Class I OInIn chains (e.g. isomer 1) realize a valence bond solid (VBS) of ferromagnetically coupled dimers (S=1), with emergent S=1/2 end states, closely following the AKLT paradigm. Class II isomers are straightforward AF chains without frustration or dimerization (Ortiz et al., 2022).

4. Topological Edge States and Zak Phase

Double-isomeric Class-II OInIn chains instantiate a 1D SSH model with an associated quantized Zak phase: $\gamma_n = \int_{-\pi/a}^{\pi/a} A_n(k)\,dk, \quad A_n(k) = i\langle u_{n,k}|\partial_k u_{n,k}\rangle,$ where $\gamma_n \in \{0, \pi\}$ for topologically trivial and non-trivial phases. Cutting a chain at a weak bond ( $t_1 < t_2$ ) yields $\gamma = \pi$ , resulting in exponentially localized, symmetry-protected midgap edge states with solitonic spin-1/2 character at the ends. Terminations at strong bonds ( $t_1 > t_2$ ) are topologically trivial and lack such edge states (Ortiz, 3 Sep 2025). These topological magnonic edge excitations provide an organic realization of SSH-like boundary states in fully carbon systems.

5. Theoretical and Computational Approaches

A combination of tight-binding, mean-field Hubbard, DMRG, and ab initio quantum chemistry/DFT methods has established the correspondence between the electronic and spin degrees of freedom in OInIn molecules:

Calculation Level	Physical Property	Relevance to OInIn
Tight-binding	Spectrum, zero-modes, SSH band topology	Band gaps, edge modes
Mean-field Hubbard	Local moments, magnetic order	Antiferro/Ferro order
DMRG (Fermi-Hubbard model)	Spectra, entanglement, correlations	Frustration, spin chain
DFT (PBE0, CASSCF)	Structure, total energies, ST gaps	Validation, MAE

Optimized delocalized mode operators are constructed by maximizing single-occupation of compact fermionic modes (using numerical routines such as NLopt/Cobyla), yielding highly transferable emergent spin-1/2 operators per pentagon with fidelities $\gtrsim 0.98$ (Agirre et al., 21 Dec 2025). Quantum chemistry (CASSCF, DFT-PBE0) confirms the open-shell multiradical ground state and the spatial distribution of edge-localized states (Ortiz, 3 Sep 2025, Ortiz et al., 2022). DMRG of up to 20 pentagons demonstrates high quantitative and qualitative consistency across all computed observables.

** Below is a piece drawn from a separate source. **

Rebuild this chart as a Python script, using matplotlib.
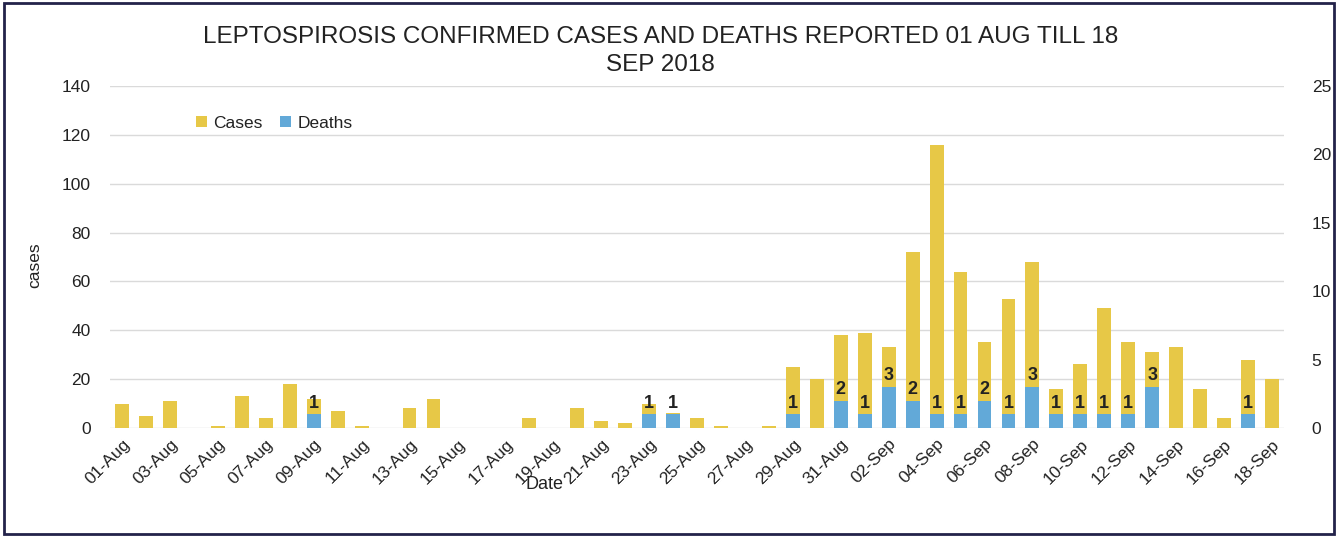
import matplotlib
matplotlib.use("Agg")
import matplotlib.pyplot as plt
import pandas as pd
from matplotlib.patches import Rectangle

plt.rcParams['font.family'] = ['Liberation Sans', 'DejaVu Sans']

dates = pd.date_range("2018-08-01", "2018-09-18", freq="D")
date_labels = [d.strftime("%d-%b") for d in dates]

cases = [10, 5, 11, 0, 1, 13, 4, 18, 12, 7,
         1, 0, 8, 12, 0, 0, 0, 4, 0, 8,
         3, 2, 10, 6, 4, 1, 0, 1, 25, 20,
         38, 39, 33, 72, 116, 64, 35, 53, 68, 16,
         26, 49, 35, 31, 33, 16, 4, 28, 20]
deaths = [0, 0, 0, 0, 0, 0, 0, 0, 1, 0,
          0, 0, 0, 0, 0, 0, 0, 0, 0, 0,
          0, 0, 1, 1, 0, 0, 0, 0, 1, 0,
          2, 1, 3, 2, 1, 1, 2, 1, 3, 1,
          1, 1, 1, 3, 0, 0, 0, 1, 0]

yellow = '#E7C847'
blue = '#62A9D8'
txt = '#222222'

fig = plt.figure(figsize=(13.39, 5.37), dpi=100)
ax = fig.add_axes([0.0822, 0.2030, 0.8767, 0.6369])
ax2 = ax.twinx()

x = list(range(len(dates)))
b1 = ax.bar(x, cases, width=0.58, color=yellow, label='Cases', zorder=2)
b2 = ax2.bar(x, deaths, width=0.58, color=blue, label='Deaths', zorder=2)

for i, d in enumerate(deaths):
    if d > 0:
        ax2.annotate(str(d), (i, d), xytext=(0, 2), textcoords='offset points',
                     ha='center', va='bottom', fontsize=13, fontweight='bold', color=txt)

ax.set_xlim(-0.5, len(dates) - 0.5)
ax.set_ylim(0, 140)
ax2.set_ylim(0, 25)
ax.set_yticks(range(0, 141, 20))
ax2.set_yticks(range(0, 26, 5))
ax.set_xticks(x[::2])
ax.set_xticklabels(date_labels[::2], rotation=45, ha='right', rotation_mode='anchor')

for a in (ax, ax2):
    for s in a.spines.values():
        s.set_visible(False)
    a.tick_params(length=0, labelsize=12.5, labelcolor=txt)
ax.tick_params(axis='y', pad=14)
ax2.tick_params(axis='y', pad=20)
ax.tick_params(axis='x', pad=6)

ax.yaxis.grid(True, color='#DADADA', linewidth=1)
ax.set_axisbelow(True)

ax.set_ylabel('cases', fontsize=12.5, color=txt)
ax.yaxis.set_label_coords(-0.058, 0.477)
ax.set_xlabel('Date', fontsize=13, color=txt)
ax.xaxis.set_label_coords(0.37, -0.14)

ax2.legend([b1, b2], ['Cases', 'Deaths'], loc='center left', bbox_to_anchor=(0.06, 0.89),
           ncol=2, frameon=False, fontsize=12.5, handlelength=0.6, handleheight=0.6,
           columnspacing=1.0, handletextpad=0.4, labelcolor=txt)

fig.text(0.493, 0.905, 'LEPTOSPIROSIS CONFIRMED CASES AND DEATHS REPORTED 01 AUG TILL 18\nSEP 2018',
         ha='center', va='center', fontsize=17.5, color=txt, linespacing=1.3)

fig.patches.append(Rectangle((0.003, 0.005), 0.993, 0.99, transform=fig.transFigure,
                             fill=False, edgecolor='#23224A', linewidth=2))

fig.savefig('out.png', dpi=100)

6. Physical Consequences and Experimental Outlook

The low-energy sector of OInIn ladders demonstrates a one-to-one mapping onto prototypical spin chain models exhibiting quantum magnetism, magnetic frustration, and symmetry-protected topological phases. The “Haldane dimer” (AKLT-like) regime yields a gapped S=1 chain with fractionalized S=1/2 spin states at the terminations for Class I isomers (Ortiz et al., 2022, Agirre et al., 21 Dec 2025). SSH-type topological states in double-isomeric Class-II chains realize symmetry-protected midgap states suitable for solitonic spin-1/2 boundary excitations (Ortiz, 3 Sep 2025).

On-surface and solution-phase chemical synthesis are feasible routes to engineer these molecules. Sequential deposition and programmed connectivity of distinct isomers enable the realization of topological and frustrated quantum magnetic architectures at the single-molecule level. These platforms are poised for use in quantum spintronics and as molecular analogs of quantum cellular automata.

A plausible implication is that local-spin or edge-sensitive scanning-probe experiments (STM, AFM) can directly detect the predicted fractional edge moments or probe topological transitions through modulation of chain terminations and isomer sequences.

7. Broader Context and Significance

OInIn molecules represent the first class of purely hydrocarbon, $\pi$ -conjugated ladder polymers to realize paradigmatic spin chain physics—including SSH topological order, frustrated Haldane-dimerized phases, and topologically fractionalized boundary excitations. The synergy of strong electronic correlations and band topology in these systems establishes them as model nanographene-based platforms for experimental and theoretical investigations of correlated topological matter within molecular chemistry (Agirre et al., 21 Dec 2025, Ortiz, 3 Sep 2025, Ortiz et al., 2022).